CustomNLPEnricher#

class scikitplot.corpus.CustomNLPEnricher(config=None, *, custom_config=None)[source]#

NLPEnricher extended with fully-replaceable NLP backends.

Wraps a standard NLPEnricher and intercepts each processing stage when the corresponding custom callable is set in custom_config. Built-in backends are used as fallback for any stage without a custom override.

Parameters:

configEnricherConfig or None, optional: Standard enrichment configuration. None uses defaults.
custom_configCustomEnricherConfig or None, optional: Custom backend callables. None disables all custom overrides (equivalent to using plain NLPEnricher).

Parameters:

config (Any | None)
custom_config (CustomEnricherConfig | None)

See also

scikitplot.corpus._enrichers.NLPEnricher: Built-in enricher.
CustomEnricherConfig: Custom backend callables configuration.

Notes

User note: Drop-in replacement for NLPEnricher. The same enrich_documents() interface is preserved.

Developer note: Delegation order per stage:

If custom_config.<stage> is set → call the custom callable.
Otherwise → delegate to the wrapped NLPEnricher method.

This keeps the built-in lazy-loading cache (spaCy, NLTK, stemmer) intact for any stage that does not have a custom override.

Examples

Integrate a custom tokenizer (e.g. SentencePiece):

import sentencepiece as spm

sp = spm.SentencePieceProcessor()
sp.load("bpe.model")

def sp_tokenize(text):
    return sp.encode(text, out_type=str)

ccfg = CustomEnricherConfig(custom_tokenizer=sp_tokenize)
enricher = CustomNLPEnricher(custom_config=ccfg)
docs = enricher.enrich_documents(corpus_docs)

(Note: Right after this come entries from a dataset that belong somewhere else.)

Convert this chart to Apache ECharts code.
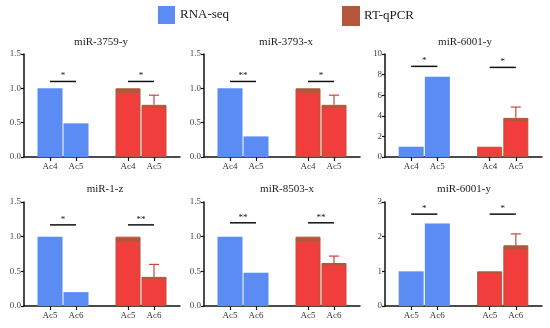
<!DOCTYPE html>
<html><head><meta charset="utf-8">
<script src="https://cdn.jsdelivr.net/npm/echarts@6/dist/echarts.min.js"></script>
<style>html,body{margin:0;padding:0;background:#fff}#c{width:550px;height:328px}</style>
</head><body><div id="c"></div>
<script>
// ---- data ----
const titles = ['miR-3759-y','miR-3793-x','miR-6001-y','miR-1-z','miR-8503-x','miR-6001-y'];
const groupLabels = [['Ac4','Ac5'],['Ac4','Ac5'],['Ac4','Ac5'],['Ac5','Ac6'],['Ac5','Ac6'],['Ac5','Ac6']];
const rnaSeq = [[1,0.49],[1,0.3],[1,7.8],[1,0.2],[1,0.48],[1,2.38]];
const rtqpcr = [[1,0.76],[1,0.76],[1,3.8],[1,0.42],[1,0.62],[1,1.75]];
const rtqpcrErr = [[0,0.14],[0,0.14],[0,1.05],[0,0.18],[0,0.1],[0,0.33]];
const sigHeight = [[1.1,1.1],[1.1,1.1],[8.8,8.7],[1.17,1.17],[1.2,1.2],[2.65,2.65]];
const sigMarks = [['*','*'],['**','*'],['*','*'],['*','**'],['**','**'],['*','*']];
const yMax = [1.5,1.5,10,1.5,1.5,3];
const yStep = [0.5,0.5,2,0.5,0.5,1];
const seriesNames = ['RNA-seq','RT-qPCR'];

// ---- layout / style ----
const FONT = '"Liberation Serif","Times New Roman",serif';
const BLUE = '#5b8cf4', RED = '#f23d3d', BROWN = '#b4563a', ERR = '#c9453b';
const grids = [
  {left:24,top:54,width:156,height:103},
  {left:204,top:54,width:156,height:103},
  {left:385,top:54,width:157,height:103},
  {left:24,top:202,width:156,height:104},
  {left:204,top:202,width:156,height:104},
  {left:385,top:202,width:157,height:104}
];
const titleCenters = [[96,32],[281,32],[460,32],[100,179],[282,179],[459,179]];

const redFill = {type:'linear',x:0,y:0,x2:0,y2:1,colorStops:[
  {offset:0,color:BROWN},{offset:0.07,color:BROWN},{offset:0.07,color:RED},{offset:1,color:RED}]};

const option = {
  animation:false,
  legend:[
    {left:158,top:6,padding:0,itemWidth:17,itemHeight:18,icon:'rect',itemGap:4,
     textStyle:{fontFamily:FONT,fontSize:13,color:'#222'},
     data:[{name:seriesNames[0],itemStyle:{color:BLUE}}]},
    {left:342,top:6,padding:0,itemWidth:16,itemHeight:18,icon:'rect',
     textStyle:{fontFamily:FONT,fontSize:13,color:'#222'},
     data:[{name:seriesNames[1],itemStyle:{color:BROWN}}]}
  ],
  title:[], grid:[], xAxis:[], yAxis:[], series:[]
};

for (let i=0;i<6;i++){
  const cats = ['', groupLabels[i][0], groupLabels[i][1], '', groupLabels[i][0], groupLabels[i][1], ''];
  option.title.push({text:titles[i], left:titleCenters[i][0], top:titleCenters[i][1], textAlign:'center',
    textStyle:{fontFamily:FONT,fontSize:11,fontWeight:'normal',color:'#222'}});
  option.grid.push(grids[i]);
  option.xAxis.push({type:'category',gridIndex:i,data:cats,boundaryGap:false,
    axisLine:{lineStyle:{color:'#111',width:1.5}},
    axisTick:{interval:(idx,val)=>val!=='',length:4,lineStyle:{color:'#111',width:1.2}},
    axisLabel:{interval:0,fontFamily:FONT,fontSize:9,color:'#333',margin:5},
    splitLine:{show:false}});
  option.yAxis.push({type:'value',gridIndex:i,min:0,max:yMax[i],interval:yStep[i],
    axisLine:{show:true,lineStyle:{color:'#111',width:1.5}},
    axisTick:{show:true,length:3,lineStyle:{color:'#111',width:1.2}},
    axisLabel:{fontFamily:FONT,fontSize:9,color:'#444',margin:3,
      formatter:v=> yStep[i]<1 ? v.toFixed(1) : String(v)},
    splitLine:{show:false}});
  option.series.push({name:seriesNames[0],type:'bar',xAxisIndex:i,yAxisIndex:i,barWidth:25,barGap:'-100%',
    itemStyle:{color:BLUE},data:[null,rnaSeq[i][0],rnaSeq[i][1],null,null,null,null]});
  option.series.push({name:seriesNames[1],type:'bar',xAxisIndex:i,yAxisIndex:i,barWidth:25,barGap:'-100%',
    itemStyle:{color:redFill,borderColor:BROWN,borderWidth:1},
    data:[null,null,null,null,rtqpcr[i][0],rtqpcr[i][1],null]});
  // error bars
  option.series.push({type:'custom',xAxisIndex:i,yAxisIndex:i,z:5,silent:true,clip:false,
    data:[[4,rtqpcr[i][0],rtqpcrErr[i][0]],[5,rtqpcr[i][1],rtqpcrErr[i][1]]],
    renderItem:(p,api)=>{
      const x=api.value(0), v=api.value(1), e=api.value(2);
      if(!e) return null;
      const a=api.coord([x,v]), b=api.coord([x,v+e]);
      return {type:'group',children:[
        {type:'line',shape:{x1:a[0],y1:a[1],x2:b[0],y2:b[1]},style:{stroke:ERR,lineWidth:1.2}},
        {type:'line',shape:{x1:b[0]-5,y1:b[1],x2:b[0]+5,y2:b[1]},style:{stroke:ERR,lineWidth:1.2}}
      ]};
    }});
  // significance lines
  option.series.push({type:'custom',xAxisIndex:i,yAxisIndex:i,z:6,silent:true,clip:false,
    data:[[1,sigHeight[i][0]],[4,sigHeight[i][1]]],
    renderItem:(p,api)=>{
      const x=api.value(0), y=api.value(1);
      const a=api.coord([x,y]), b=api.coord([x+1,y]);
      return {type:'group',children:[
        {type:'line',shape:{x1:a[0],y1:a[1],x2:b[0],y2:b[1]},style:{stroke:'#111',lineWidth:1.5}},
        {type:'text',style:{x:(a[0]+b[0])/2,y:a[1]-1,text:sigMarks[i][p.dataIndex],
          fill:'#111',font:'9px '+FONT,textAlign:'center',textVerticalAlign:'bottom'}}
      ]};
    }});
}

const chart = echarts.init(document.getElementById('c'),null,{renderer:'canvas'});
chart.setOption(option);
</script></body></html>
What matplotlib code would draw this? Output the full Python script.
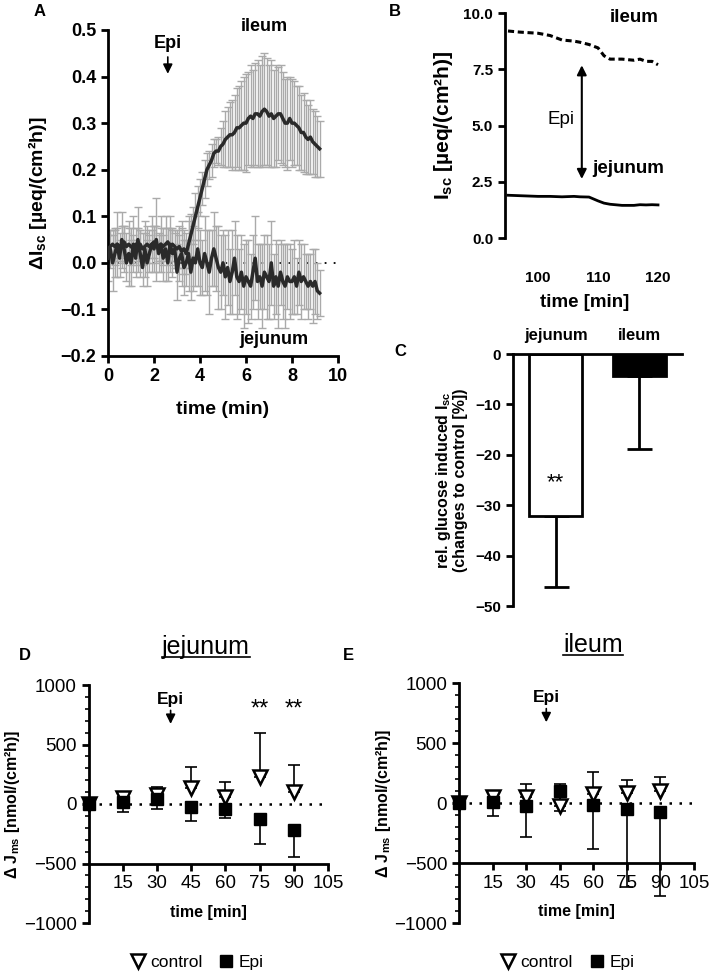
import numpy as np
import matplotlib
matplotlib.use("Agg")
import matplotlib.pyplot as plt
from matplotlib.lines import Line2D

plt.rcParams['font.family'] = ['Liberation Sans', 'DejaVu Sans']
plt.rcParams['mathtext.fontset'] = 'custom'
plt.rcParams['mathtext.rm'] = 'Liberation Sans'
plt.rcParams['mathtext.bf'] = 'Liberation Sans:bold'
plt.rcParams['mathtext.default'] = 'bf'

# ---- panel A: delta Isc time course (0.1 min steps, 0 .. 9.2 min)
a_time = np.round(np.arange(0, 93) * 0.1, 1)
a_ileum = [0.03, 0.035, 0.04, 0.035, 0.04, 0.035, 0.04, 0.045, 0.035, 0.04,
           0.035, 0.03, 0.04, 0.035, 0.04, 0.03, 0.035, 0.04, 0.035, 0.04,
           0.045, 0.04, 0.035, 0.04, 0.035, 0.04, 0.045, 0.035, 0.04, 0.035,
           0.03, 0.035, 0.025, 0.03, 0.02, 0.04, 0.06, 0.08, 0.10, 0.12,
           0.14, 0.16, 0.18, 0.20, 0.21, 0.22, 0.235, 0.24, 0.24, 0.25,
           0.255, 0.265, 0.27, 0.275, 0.275, 0.28, 0.29, 0.29, 0.295, 0.30,
           0.30, 0.31, 0.315, 0.31, 0.32, 0.32, 0.315, 0.325, 0.33, 0.325,
           0.315, 0.32, 0.31, 0.315, 0.32, 0.32, 0.31, 0.30, 0.30, 0.31,
           0.30, 0.30, 0.295, 0.29, 0.28, 0.28, 0.27, 0.265, 0.27, 0.26,
           0.255, 0.25, 0.245]
a_ileum_err = [0.03, 0.035, 0.03, 0.04, 0.035, 0.03, 0.04, 0.035, 0.03, 0.035,
               0.04, 0.03, 0.035, 0.04, 0.03, 0.035, 0.03, 0.04, 0.035, 0.03,
               0.035, 0.04, 0.03, 0.035, 0.04, 0.035, 0.03, 0.04, 0.035, 0.03,
               0.04, 0.045, 0.05, 0.04, 0.045, 0.05, 0.045, 0.04, 0.05, 0.045,
               0.04, 0.035, 0.04, 0.035, 0.03, 0.035, 0.03, 0.025, 0.03, 0.04,
               0.05, 0.06, 0.065, 0.07, 0.075, 0.08, 0.085, 0.09, 0.095, 0.10,
               0.105, 0.10, 0.11, 0.105, 0.11, 0.115, 0.11, 0.12, 0.12, 0.115,
               0.11, 0.115, 0.105, 0.11, 0.10, 0.105, 0.10, 0.095, 0.10, 0.09,
               0.095, 0.09, 0.085, 0.09, 0.08, 0.085, 0.08, 0.075, 0.08, 0.07,
               0.07, 0.065, 0.06]
a_jejunum = [0.01, 0.03, 0.0, 0.02, 0.04, 0.01, 0.05, 0.03, 0.0, 0.02,
             0.0, 0.04, 0.01, 0.05, 0.02, -0.01, 0.03, 0.0, 0.02, 0.04,
             0.03, 0.05, 0.02, 0.04, 0.01, 0.03, 0.0, 0.04, 0.02, 0.03,
             -0.02, 0.01, 0.02, -0.01, 0.0, 0.02, -0.02, 0.01, 0.0, 0.03,
             0.0, -0.01, 0.02, 0.0, -0.02, 0.01, 0.03, 0.01, -0.01, -0.02,
             0.0, -0.03, -0.01, -0.04, -0.02, 0.01, -0.03, -0.04, -0.02, -0.05,
             -0.03, -0.04, -0.05, -0.02, 0.01, -0.04, -0.03, -0.05, -0.02, -0.03,
             -0.04, 0.0, -0.05, -0.03, -0.05, -0.02, -0.04, -0.05, -0.03, -0.04,
             -0.04, -0.03, -0.05, -0.02, -0.04, -0.03, -0.04, -0.05, -0.04, -0.05,
             -0.04, -0.06, -0.065]
a_jejunum_err = [0.05, 0.04, 0.06, 0.05, 0.07, 0.04, 0.06, 0.05, 0.04, 0.07,
                 0.05, 0.06, 0.04, 0.07, 0.05, 0.04, 0.06, 0.05, 0.04, 0.06,
                 0.05, 0.09, 0.04, 0.06, 0.05, 0.07, 0.04, 0.06, 0.05, 0.04,
                 0.06, 0.05, 0.07, 0.06, 0.05, 0.08, 0.06, 0.07, 0.05, 0.08,
                 0.07, 0.06, 0.08, 0.07, 0.09, 0.06, 0.08, 0.07, 0.09, 0.08,
                 0.07, 0.09, 0.08, 0.07, 0.09, 0.08, 0.09, 0.07, 0.08, 0.09,
                 0.08, 0.09, 0.07, 0.08, 0.09, 0.08, 0.07, 0.09, 0.08, 0.09,
                 0.08, 0.09, 0.07, 0.08, 0.09, 0.07, 0.08, 0.09, 0.07, 0.08,
                 0.07, 0.08, 0.06, 0.07, 0.08, 0.07, 0.06, 0.07, 0.06, 0.08,
                 0.07, 0.06, 0.05]

# ---- panel B: Isc of one tissue pair
b_time = [95, 97, 100, 102, 104, 106, 107, 108.5, 110, 111, 112, 114, 116, 117, 118, 119, 120]
b_ileum = [9.2, 9.15, 9.1, 9.0, 8.8, 8.75, 8.7, 8.6, 8.45, 8.1, 7.95, 7.95, 7.9, 7.95, 7.85, 7.85, 7.7]
b_jejunum = [1.9, 1.88, 1.85, 1.85, 1.83, 1.85, 1.83, 1.82, 1.65, 1.55, 1.5, 1.45, 1.45, 1.48, 1.47, 1.48, 1.47]

# ---- panel C: rel. glucose induced Isc
c_labels = ['jejunum', 'ileum']
c_values = [-32.1, -4.3]
c_err = [14.1, 14.5]

# ---- panels D / E: delta Jms
de_time = [0, 15, 30, 45, 60, 75, 90]
d_control = [0, 50, 75, 137, 59, 230, 104]
d_control_err = [0, 45, 70, 175, 126, 365, 223]
d_epi = [0, 20, 40, -28, -45, -126, -218]
d_epi_err = [0, 85, 85, 112, 70, 213, 225]
e_control = [0, 52, 47, -25, 75, 86, 102]
e_control_err = [0, 34, 108, 180, 185, 106, 112]
e_epi = [0, 5, -25, 102, -17, -50, -72]
e_epi_err = [0, 110, 261, 166, 369, 650, 700]

W, H = 709, 973
fig = plt.figure(figsize=(W / 100, H / 100), dpi=100)


def box(left, top, right, bottom):
    return [left / W, 1 - bottom / H, (right - left) / W, (bottom - top) / H]


def style_axes(ax, lw=2):
    for s in ['top', 'right']:
        ax.spines[s].set_visible(False)
    for s in ['left', 'bottom']:
        ax.spines[s].set_linewidth(lw)
    ax.tick_params(width=lw, length=5, direction='out')


# ================= A
axA = fig.add_axes(box(108, 30, 338, 356))
style_axes(axA)
axA.errorbar(a_time, a_jejunum, yerr=a_jejunum_err, fmt='none', ecolor='#aaaaaa',
             elinewidth=1, capsize=3, capthick=1, zorder=2)
axA.errorbar(a_time, a_ileum, yerr=a_ileum_err, fmt='none', ecolor='#aaaaaa',
             elinewidth=1, capsize=3, capthick=1, zorder=2)
axA.plot(a_time, a_jejunum, color='#2a2a2a', lw=2.5, zorder=3)
axA.plot(a_time, a_ileum, color='#2a2a2a', lw=2.5, zorder=3)
axA.plot([0, 10], [0, 0], ls=(0, (1, 4)), color='black', lw=1.3, zorder=1)
axA.set_xlim(0, 10)
axA.set_ylim(-0.2, 0.5)
axA.set_xticks([0, 2, 4, 6, 8, 10])
axA.set_yticks([-0.2, -0.1, 0.0, 0.1, 0.2, 0.3, 0.4, 0.5])
axA.set_yticklabels(['\u22120.2', '\u22120.1', '0.0', '0.1', '0.2', '0.3', '0.4', '0.5'])
axA.tick_params(labelsize=13)
for t in axA.get_xticklabels() + axA.get_yticklabels():
    t.set_fontweight('bold')
axA.set_xlabel('time (min)', fontsize=14, fontweight='bold', labelpad=12)
axA.set_ylabel(r'$\Delta$I$_{sc}$ [µeq/(cm²h)]', fontsize=14, fontweight='bold', labelpad=8)
axA.text(6.8, 0.508, 'ileum', ha='center', va='center', fontsize=13, fontweight='bold')
axA.text(7.2, -0.165, 'jejunum', ha='center', va='center', fontsize=13, fontweight='bold')
axA.text(2.6, 0.472, 'Epi', ha='center', va='center', fontsize=13, fontweight='bold')
axA.annotate('', xy=(2.6, 0.4), xytext=(2.6, 0.448),
             arrowprops=dict(arrowstyle='-|>', color='black', lw=1.2, mutation_scale=14))
fig.text(40 / W, 1 - 12 / H, 'A', fontsize=12, fontweight='bold', ha='center', va='center')

# ================= B
axB = fig.add_axes(box(505, 13, 664, 238))
style_axes(axB)
axB.spines['bottom'].set_visible(False)
axB.plot(b_time, b_ileum, color='black', lw=2.2, ls=(0, (2, 1.2)))
axB.plot(b_time, b_jejunum, color='black', lw=2)
axB.set_xlim(94.5, 121)
axB.set_ylim(0, 10)
axB.set_xticks([100, 110, 120])
axB.set_yticks([0, 2.5, 5, 7.5, 10])
axB.set_yticklabels(['0.0', '2.5', '5.0', '7.5', '10.0'])
axB.tick_params(axis='x', length=0, pad=24)
axB.tick_params(labelsize=11)
for t in axB.get_xticklabels() + axB.get_yticklabels():
    t.set_fontweight('bold')
axB.set_xlabel('time [min]', fontsize=13.5, fontweight='bold', labelpad=6)
axB.set_ylabel(r'I$_{sc}$ [µeq/(cm²h)]', fontsize=15, fontweight='bold', labelpad=6)
axB.annotate('', xy=(107.3, 2.5), xytext=(107.3, 7.8),
             arrowprops=dict(arrowstyle='<|-|>', color='black', lw=1.5, mutation_scale=14))
axB.text(103.8, 5.25, 'Epi', ha='center', va='center', fontsize=13.5)
axB.text(116, 9.8, 'ileum', ha='center', va='center', fontsize=13.5, fontweight='bold')
axB.text(115, 3.1, 'jejunum', ha='center', va='center', fontsize=13.5, fontweight='bold')
fig.text(395 / W, 1 - 12 / H, 'B', fontsize=12, fontweight='bold', ha='center', va='center')

# ================= C
axC = fig.add_axes(box(513, 354, 682, 606))
for s in ['bottom', 'right']:
    axC.spines[s].set_visible(False)
for s in ['left', 'top']:
    axC.spines[s].set_linewidth(2)
xc = np.arange(len(c_labels))
axC.bar(xc, c_values, width=0.63, color=['white', 'black'], edgecolor='black', linewidth=2,
        zorder=2)
axC.errorbar(xc, c_values, yerr=[c_err, [0, 0]], fmt='none', ecolor='black', elinewidth=2,
             capsize=9, capthick=2, zorder=1)
axC.set_xlim(-0.506, 1.506)
axC.set_ylim(-50, 0)
axC.xaxis.tick_top()
axC.set_xticks(xc)
axC.set_xticklabels(c_labels, fontsize=12, fontweight='bold')
axC.tick_params(axis='x', length=0, pad=8)
axC.set_yticks([-50, -40, -30, -20, -10, 0])
axC.set_yticklabels(['\u221250', '\u221240', '\u221230', '\u221220', '\u221210', '0'])
axC.tick_params(axis='y', width=2, length=5, labelsize=11)
for t in axC.get_yticklabels():
    t.set_fontweight('bold')
axC.set_ylabel('rel. glucose induced I$_{sc}$\n(changes to control [%])', fontsize=11.5,
               fontweight='bold', labelpad=5, linespacing=1.0)
axC.text(0, -25.5, '**', ha='center', va='center', fontsize=16)
fig.text(400 / W, 1 - 352 / H, 'C', fontsize=12, fontweight='bold', ha='center', va='center')


# ================= D / E
def flux_panel(ax, control, control_err, epi, epi_err, title, title_x, epi_x, leg_x):
    for s in ['top', 'right']:
        ax.spines[s].set_visible(False)
    ax.spines['left'].set_linewidth(2)
    ax.spines['bottom'].set_linewidth(2)
    ax.spines['bottom'].set_position(('data', -500))
    zeros = [0] * len(de_time)
    ax.errorbar(de_time, control, yerr=[zeros, control_err], fmt='none', ecolor='black',
                elinewidth=1.2, capsize=4, capthick=1.2, zorder=2)
    ax.errorbar(de_time, epi, yerr=[epi_err, zeros], fmt='none', ecolor='black',
                elinewidth=1.2, capsize=4, capthick=1.2, zorder=2)
    ax.plot([0, 105], [0, 0], ls=(0, (1, 3)), color='black', lw=1.8, zorder=1)
    ax.plot(de_time, control, 'v', ms=10, mfc='white', mec='black', mew=1.8, ls='none',
            zorder=3, label='control', clip_on=False)
    ax.plot(de_time, epi, 's', ms=8, color='black', ls='none', zorder=4, label='Epi',
            clip_on=False)
    ax.set_xlim(0, 105)
    ax.set_ylim(-1000, 1000)
    ax.set_xticks([15, 30, 45, 60, 75, 90, 105])
    ax.set_yticks([-1000, -500, 0, 500, 1000])
    ax.set_yticklabels(['\u22121000', '\u2212500', '0', '500', '1000'])
    ax.set_yticks(np.arange(-1000, 1001, 100), minor=True)
    ax.tick_params(axis='both', which='major', width=2, length=5, labelsize=13.5)
    ax.tick_params(axis='y', which='minor', width=1.2, length=3)
    ax.set_xlabel('time [min]', fontsize=11.5, fontweight='bold', labelpad=9)
    ax.set_ylabel(r'$\Delta$ J$_{ms}$ [nmol/(cm²h)]', fontsize=11.5, fontweight='bold',
                  labelpad=1)
    ax.text(epi_x, 880, 'Epi', ha='center', va='center', fontsize=12.5, fontweight='bold')
    ax.annotate('', xy=(epi_x, 650), xytext=(epi_x, 810),
                arrowprops=dict(arrowstyle='-|>', color='black', lw=1.2, mutation_scale=14))
    ttl = ax.text(title_x, 1.16, title, transform=ax.transAxes, ha='center', va='center',
                  fontsize=18)
    ax.legend(loc='center', bbox_to_anchor=(leg_x, -0.165), ncol=2, frameon=False,
              fontsize=12.5, handletextpad=0.2, columnspacing=0.9, handlelength=1.0)
    return ttl


axD = fig.add_axes(box(88.5, 685, 328, 923))
tD = flux_panel(axD, d_control, d_control_err, d_epi, d_epi_err, 'jejunum', 0.49, 36, 0.45)
for xx in [75, 90]:
    axD.text(xx, 790, '**', ha='center', va='center', fontsize=17)
fig.text(25 / W, 1 - 655 / H, 'D', fontsize=12, fontweight='bold', ha='center', va='center')

axE = fig.add_axes(box(459, 683, 694, 923))
tE = flux_panel(axE, e_control, e_control_err, e_epi, e_epi_err, 'ileum', 0.57, 39, 0.46)
fig.text(348 / W, 1 - 655 / H, 'E', fontsize=12, fontweight='bold', ha='center', va='center')

# underline the two titles
fig.canvas.draw()
inv = fig.transFigure.inverted()
for t in [tD, tE]:
    bb = t.get_window_extent().transformed(inv)
    fig.add_artist(Line2D([bb.x0, bb.x1], [bb.y0 + 0.002, bb.y0 + 0.002], color='black',
                          lw=1.2, transform=fig.transFigure))

fig.savefig('out.png', dpi=100)
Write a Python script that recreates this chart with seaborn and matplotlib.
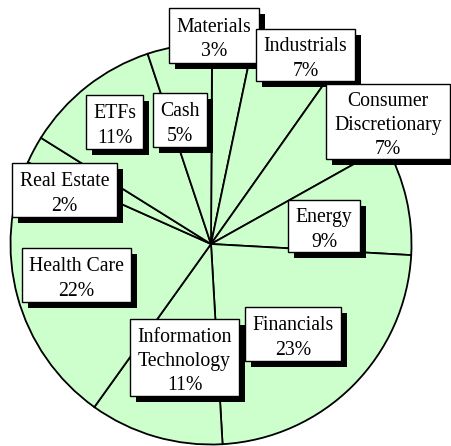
import matplotlib.pyplot as plt
from matplotlib.patches import Rectangle
import seaborn as sns

# Portfolio weights by sector, clockwise from the top
sectors = ["Materials", "Industrials", "Consumer\nDiscretionary", "Energy", "Financials",
           "Information\nTechnology", "Health Care", "Real Estate", "ETFs", "Cash"]
weights = [3.2, 6.5, 7.1, 9.0, 23.2, 10.8, 21.8, 2.2, 11.0, 5.2]
shown_pct = [3, 7, 7, 9, 23, 11, 22, 2, 11, 5]

# label boxes in pixels from the top-left corner: left, top, right, bottom
label_boxes = [(169, 8, 259, 63), (256, 29, 355, 81), (326, 84, 450, 159),
               (288, 200, 360, 252), (245, 307, 341, 361), (130, 319, 239, 396),
               (22, 248, 131, 302), (12, 163, 117, 217), (86, 95, 143, 149),
               (153, 93, 207, 147)]

sns.set_style("white")
plt.rcParams["font.family"] = ["Liberation Serif", "DejaVu Serif"]

W, H = 452, 446
cx, cy, R = 211, 244, 200.5  # pie centre and radius in pixels

fig = plt.figure(figsize=(W / 100, H / 100), dpi=100)
ax = fig.add_axes([0, 0, 1, 1])
ax.pie(weights, radius=1, startangle=89.7, counterclock=False,
       colors=["#ccffcc"] * len(weights),
       wedgeprops=dict(edgecolor="black", linewidth=1.3))
ax.set_xlim(-cx / R, (W - cx) / R)
ax.set_ylim(-(H - cy) / R, cy / R)
ax.set_aspect("equal")
ax.axis("off")


def to_data(x, y):
    return (x - cx) / R, (cy - y) / R


for i, (name, pct, (l, t, r, b)) in enumerate(zip(sectors, shown_pct, label_boxes)):
    z = 3 + 3 * i
    x0, y0 = to_data(l, b)
    w, h = (r - l) / R, (b - t) / R
    ax.add_patch(Rectangle((x0 + 6 / R, y0 - 6 / R), w, h, facecolor="black",
                           edgecolor="none", zorder=z))
    ax.add_patch(Rectangle((x0, y0), w, h, facecolor="white", edgecolor="black",
                           linewidth=1, zorder=z + 1))
    # text sits a few pixels below the box centre, like the original
    ax.text(x0 + w / 2, y0 + h / 2 - 4 / R, f"{name}\n{pct}%", ha="center", va="center",
            fontsize=14.2, linespacing=1.38, color="black", zorder=z + 2)

fig.savefig("out.png", dpi=100)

enrich_documents(documents, *, overwrite=False)[source]#

Enrich a batch of CorpusDocument instances using custom or built-in backends per stage.

Parameters:

documentsSequence[CorpusDocument]: List of Corpus Document.
overwritebool, optional: Overwrite.

Returns:

list[CorpusDocument]

Parameters:

documents (Sequence[Any])
overwrite (bool)

Return type:

list[Any]